I should also note that the majority of the nursing I do is at home, without the cover. That's really the time I spend bonding with my son while nursing. When I'm using the cover, it's usually when I'm with other people and, cover or not, I wouldn't be gazing into my son's eyes.

I don't have any data on the trends in public nursing, but I wonder if the change the other has seen in the last ten years may be that more women are nursing in public now that they have a convenient cover that doesn't fall off and allows them to see the baby. So she may be seeing more covers simply because she's seeing more public nursing. (I have no idea if this is true or not.)


Posted by stick to what you know about, a resident of Adobe-Meadows,
on Oct 22, 2013 at 10:57 pm

"That said, I do think you need to be respectful of the people around you. We all have to restrain our natural impulses at times -- just part of being considerate. And I never would have nursed a baby during a job interview...unless I was pretty sure I didn't want that job."

Well I guess that all depends on your qualifications and abilities. In your case I am sure you are right.


Posted by Aran, a resident of Menlo Park: Central Menlo Park,
on Oct 23, 2013 at 12:28 am

My wife had one of these and used it sometimes. Like many moms, breastfeeding was very difficult for her.

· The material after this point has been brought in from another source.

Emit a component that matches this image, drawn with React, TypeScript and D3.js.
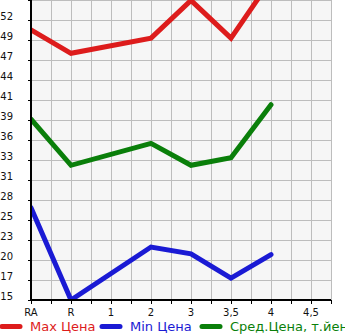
import React from "react";
import * as d3 from "d3";

const categories = ["RA", "R", "1", "2", "3", "3,5", "4", "4,5"];
const yTickLabels = ["15", "17", "20", "23", "25", "28", "31", "33", "36", "39", "41", "44", "47", "49", "52"];
const maxIdx = [0, 1, 3, 4, 5, 6];
const maxVals = [50.7, 47.6, 49.6, 54.6, 49.6, 57.3];
const minVals = [27.2, 15.0, 22.0, 21.1, 17.9, 21.0];
const avgVals = [38.9, 32.8, 35.7, 32.8, 33.8, 40.8];
const seriesNames = ["Max Цена", "Min Цена", "Сред.Цена, т.йен"];
const seriesColors = ["#dd1c1c", "#1a1ad4", "#0a7f0a"];

const W = 345, H = 335;
const left = 31, right = 331, top = 0, bottom = 300;
const yMin = 15, yStep = 37 / 14;

export default function App() {
  const x = d3.scaleLinear().domain([0, 7.5]).range([left, right]);
  const y = d3.scaleLinear().domain([yMin, yMin + 15 * yStep]).range([bottom, top]);
  const line = d3.line<[number, number]>().x(d => x(d[0])).y(d => y(d[1]));
  const series = [maxVals, minVals, avgVals];
  const gridX = d3.range(0, 16).map(i => i * 0.5);
  const gridY = d3.range(0, 16).map(k => yMin + k * yStep);
  const font = "'DejaVu Sans', sans-serif";
  const legendX = [0, 100, 200];
  return (
    <div style={{ position: "absolute", left: 0, top: 0 }}>
      <svg width={W} height={H} style={{ display: "block" }}>
        <defs>
          <clipPath id="plot">
            <rect x={left} y={top} width={right - left} height={bottom - top} />
          </clipPath>
        </defs>
        <rect x={left} y={top} width={right - left} height={bottom - top} fill="#f6f6f6" />
        {gridX.map((g, i) => (
          <line key={"gx" + i} x1={Math.round(x(g)) + 0.5} x2={Math.round(x(g)) + 0.5} y1={top} y2={bottom} stroke="#bdbdbd" strokeWidth={1} />
        ))}
        {gridY.map((g, i) => (
          <line key={"gy" + i} x1={left} x2={right} y1={Math.round(y(g)) + 0.5} y2={Math.round(y(g)) + 0.5} stroke="#bdbdbd" strokeWidth={1} />
        ))}
        <g clipPath="url(#plot)">
          {series.map((vals, si) => (
            <path key={"s" + si}
              d={line(vals.map((v, i) => [maxIdx[i], v] as [number, number])) || ""}
              fill="none" stroke={seriesColors[si]} strokeWidth={5}
              strokeLinecap="round" strokeLinejoin="miter" />
          ))}
        </g>
        {/* axes */}
        <line x1={left} x2={left} y1={top} y2={bottom + 1} stroke="#000" strokeWidth={2} />
        <line x1={left - 1} x2={right} y1={bottom} y2={bottom} stroke="#000" strokeWidth={2} />
        {gridX.map((g, i) => (
          <line key={"tx" + i} x1={Math.round(x(g)) + 0.5} x2={Math.round(x(g)) + 0.5} y1={bottom} y2={bottom + 4} stroke="#000" strokeWidth={1} />
        ))}
        {gridY.map((g, i) => (
          <line key={"ty" + i} x1={left - 3} x2={left} y1={Math.round(y(g)) + 0.5} y2={Math.round(y(g)) + 0.5} stroke="#000" strokeWidth={1} />
        ))}
        {yTickLabels.map((t, i) => (
          <text key={"yl" + i} x={13} y={y(yMin + i * yStep) - 0.5} textAnchor="end" fontFamily={font} fontSize={10} fill="#111">{t}</text>
        ))}
        {categories.map((c, i) => (
          <text key={"xl" + i} x={x(i)} y={316} textAnchor="middle" fontFamily={font} fontSize={10} fill="#111">{c}</text>
        ))}
        {seriesNames.map((n, i) => (
          <g key={"lg" + i}>
            <line x1={legendX[i] + 2} x2={legendX[i] + 20} y1={326.5} y2={326.5} stroke={seriesColors[i]} strokeWidth={5} strokeLinecap="round" />
            <text x={legendX[i] + 30} y={331} fontFamily={font} fontSize={13} fill={seriesColors[i]}>{n}</text>
          </g>
        ))}
      </svg>
    </div>
  );
}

While breastfeeding her son, he would often "pop off", milk would spray out, he would fuss with the nipple, and he would get easily distracted.
Breastfeeding is not ALWAYS a calm tender moment between mother and child, and my wife found that the nursing cover was a very helpful tool for some of the the fussier moments while in public.

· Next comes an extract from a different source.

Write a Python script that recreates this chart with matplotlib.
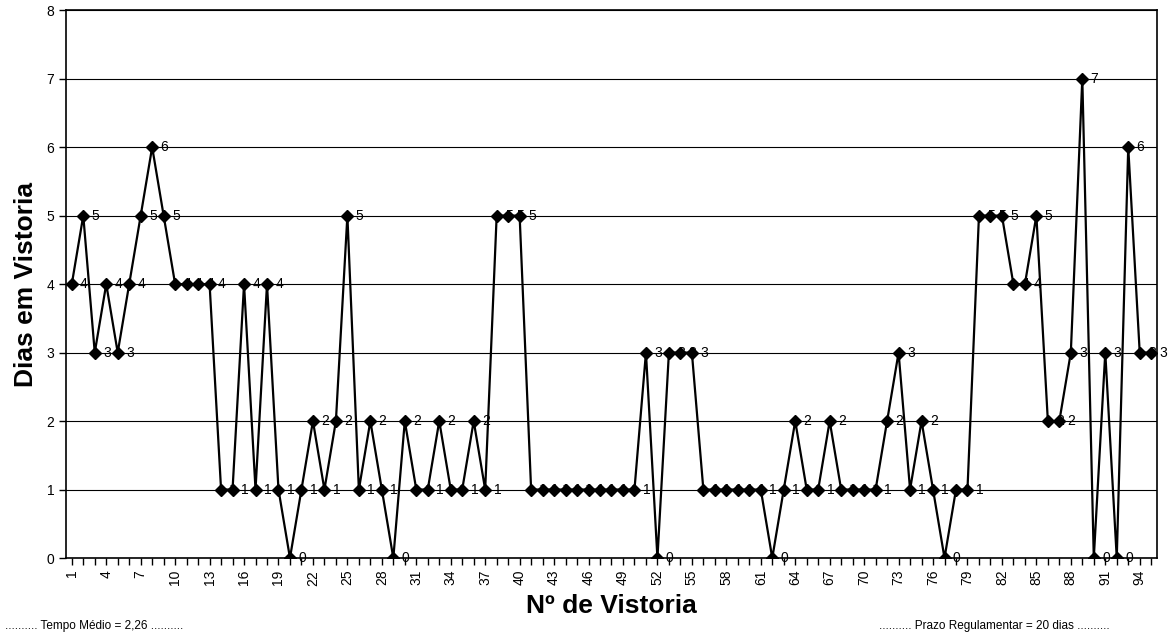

Posted by stick to what you know about, a resident of Adobe-Meadows,
on Oct 23, 2013 at 8:34 am

It may not always be tender but it is always natural and normal. That is what I think this blogger is trying to say. There's no more reason to hide it than to hide a baby who is "poppiing" off his bottle, throwing his cheerios on the floor, or having any other kind of issue or momentary difficulty with food. Breastfeeding is not about the exposure of a sexual organ, i.e., nipple, breast. Breastfeeding is feeing a child. Breasts are hyper sexualized in our society to the point that it is OK for you to buy the swimsuit issue, or see them in an R-rated movie, or now on television pretty much anytime, as sexual objects, but we need to cover them if they are in a baby's mouth (or popping out). The blogger is pointing to that double standard and saying that is interfering with womens' willingness to breastfeed in public. That is causing women either to stay home or to cover up with what she has called a burqua like object -- which makes us seem more like Saudi Arabia than I think many people would find comfortable. As a society we need to recognize that the sexualization of womens' breasts has caused harm to both women and babies. It wasn't so long ago that no one breastfed. Now you can only do it under a "modesty" cover -- sending the message that breasts cannot be shown because they are the equivalent of a penis or a vagina, which they are not.

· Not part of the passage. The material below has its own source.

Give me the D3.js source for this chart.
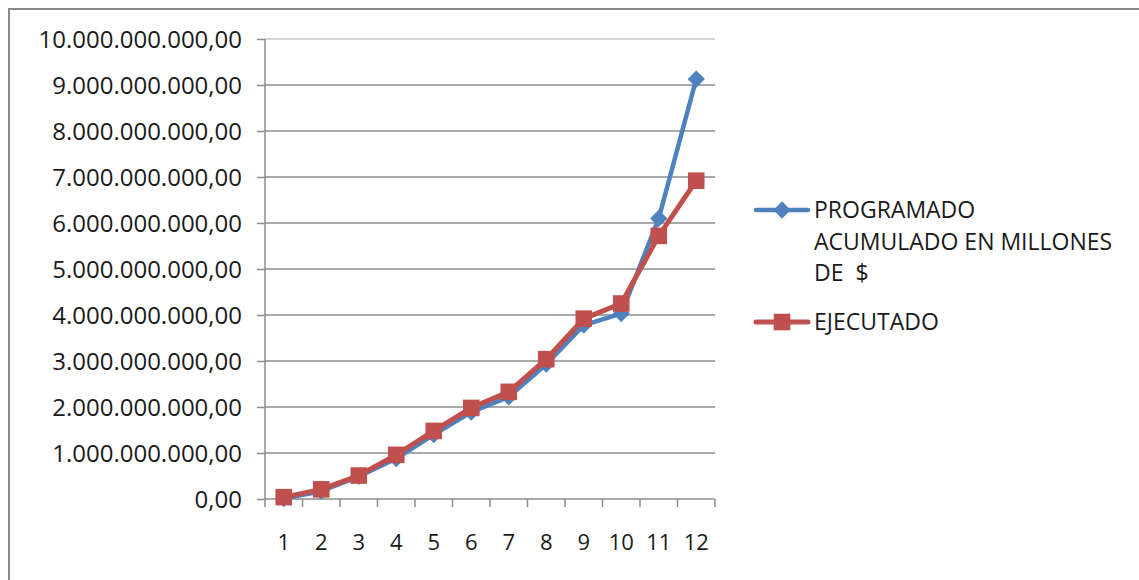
<!DOCTYPE html>
<html lang="es">
<head>
  <meta charset="UTF-8">
  <title>Programado vs Ejecutado</title>
  <script src="https://d3js.org/d3.v7.min.js"></script>
  <style>
    body { margin: 0; background: #fff; }
    .grid line { stroke: #8c8c8c; stroke-width: 1.5; }
  </style>
</head>
<body>
  <svg width="1139" height="580"></svg>
  <script>
    const months = ["1", "2", "3", "4", "5", "6", "7", "8", "9", "10", "11", "12"];
    const programado = [0.01e9, 0.17e9, 0.49e9, 0.88e9, 1.40e9, 1.89e9, 2.22e9, 2.93e9, 3.78e9, 4.03e9, 6.10e9, 9.13e9];
    const ejecutado = [0.04e9, 0.21e9, 0.51e9, 0.96e9, 1.48e9, 1.98e9, 2.33e9, 3.04e9, 3.92e9, 4.25e9, 5.72e9, 6.92e9];
    const yTicks = [0, 1e9, 2e9, 3e9, 4e9, 5e9, 6e9, 7e9, 8e9, 9e9, 10e9];

    const FONT = "'Open Sans', sans-serif";

    const svg = d3.select("svg"),
          margin = {top: 39, left: 265},
          width = 450,
          height = 460;

    // chart frame
    svg.append("rect")
      .attr("x", 9).attr("y", 9)
      .attr("width", 1140).attr("height", 600)
      .attr("fill", "none")
      .attr("stroke", "#8a8a8a")
      .attr("stroke-width", 2);

    const g = svg.append("g").attr("transform", `translate(${margin.left},${margin.top})`);

    const x = d3.scaleBand().domain(months).range([0, width]);
    const y = d3.scaleLinear().domain([0, 10e9]).range([height, 0]);

    const fmt = v => {
      const s = d3.format(",.2f")(v);
      return s.replace(/,/g, "#").replace(".", ",").replace(/#/g, ".");
    };

    // horizontal gridlines
    g.append("g").attr("class", "grid")
      .selectAll("line")
      .data(yTicks.slice(1))
      .join("line")
      .attr("x1", 0).attr("x2", width)
      .attr("y1", d => y(d)).attr("y2", d => y(d))
      .style("stroke", d => d === 10e9 ? "#c8c8c8" : null);

    // y axis
    const yAxis = g.append("g")
      .call(d3.axisLeft(y).tickValues(yTicks).tickFormat(fmt).tickSize(8).tickPadding(15));
    yAxis.select(".domain").attr("stroke", "#8c8c8c").attr("stroke-width", 1.5).attr("d", `M0,0V${height}`);
    yAxis.selectAll(".tick line").attr("stroke", "#8c8c8c").attr("stroke-width", 1.5);
    yAxis.selectAll(".tick text")
      .attr("dy", "0.36em")
      .style("font-family", FONT).style("font-size", "24px").style("fill", "#1a1a1a");

    // x axis
    const xAxis = g.append("g")
      .attr("transform", `translate(0,${height})`)
      .call(d3.axisBottom(x).tickSize(0).tickPadding(43));
    xAxis.select(".domain").attr("stroke", "#8c8c8c").attr("stroke-width", 1.5).attr("d", `M0,0H${width}`);
    xAxis.selectAll(".tick text")
      .attr("dy", "0.36em")
      .style("font-family", FONT).style("font-size", "22px").style("fill", "#1a1a1a");
    xAxis.selectAll(".sep")
      .data(d3.range(months.length + 1))
      .join("line")
      .attr("x1", i => i * x.step()).attr("x2", i => i * x.step())
      .attr("y1", 0).attr("y2", 8)
      .attr("stroke", "#8c8c8c").attr("stroke-width", 1.5);

    const cx = i => x(months[i]) + x.bandwidth() / 2;
    const line = d3.line().x((d, i) => cx(i)).y(d => y(d));

    const series = [
      {name: "PROGRAMADO", values: programado, color: "#4f81bd", shape: d3.symbolDiamond2, size: 190, lw: 4.5},
      {name: "EJECUTADO", values: ejecutado, color: "#c0504d", shape: d3.symbolSquare2, size: 350, lw: 5}
    ];

    series.forEach(s => {
      g.append("path")
        .datum(s.values)
        .attr("fill", "none")
        .attr("stroke", s.color)
        .attr("stroke-width", s.lw)
        .attr("stroke-linejoin", "round")
        .attr("d", line);
      g.selectAll(null)
        .data(s.values)
        .join("path")
        .attr("transform", (d, i) => `translate(${cx(i)},${y(d)})`)
        .attr("d", d3.symbol().type(s.shape).size(s.size))
        .attr("fill", s.color);
    });

    // legend
    const legend = svg.append("g");
    const legendItems = [
      {lines: ["PROGRAMADO", "ACUMULADO EN MILLONES", "DE  $"], y: 210, s: series[0]},
      {lines: ["EJECUTADO"], y: 322, s: series[1]}
    ];
    legendItems.forEach(it => {
      legend.append("line")
        .attr("x1", 756).attr("x2", 808)
        .attr("y1", it.y).attr("y2", it.y)
        .attr("stroke", it.s.color).attr("stroke-width", it.s.lw)
        .attr("stroke-linecap", "round");
      legend.append("path")
        .attr("transform", `translate(782,${it.y})`)
        .attr("d", d3.symbol().type(it.s.shape).size(it.s.size))
        .attr("fill", it.s.color);
      const t = legend.append("text").attr("x", 814).attr("y", it.y)
        .style("font-family", FONT).style("font-size", "23px").style("fill", "#1a1a1a");
      t.selectAll("tspan")
        .data(it.lines)
        .join("tspan")
        .attr("x", 814)
        .attr("dy", (d, i) => i === 0 ? "0.36em" : "31.5")
        .style("white-space", "pre")
        .text(d => d);
    });
  </script>
</body>
</html>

Posted by Jessica T, a Palo Alto Online blogger,
on Oct 23, 2013 at 11:52 am

Jessica T is a registered user.

Thanks for all of the thoughtful comments and perspectives. Stick to what you know about has got my number for sure.

I wanted to share that yesterday afternoon, I nursed my son at Philz coffee in Palo Alto right in front of the counter where customers were ordering coffee. Nearly all of the customers were young professional men, and I felt remarkably comfortable, even when my son popped off and then got back on. Not only were the men not paying attention, but when I was cuddling my son afterwards I got several smiles. We've managed to raise a generation of feminist men, but interestingly the covers seem to be a convention that today's women are adopting in droves.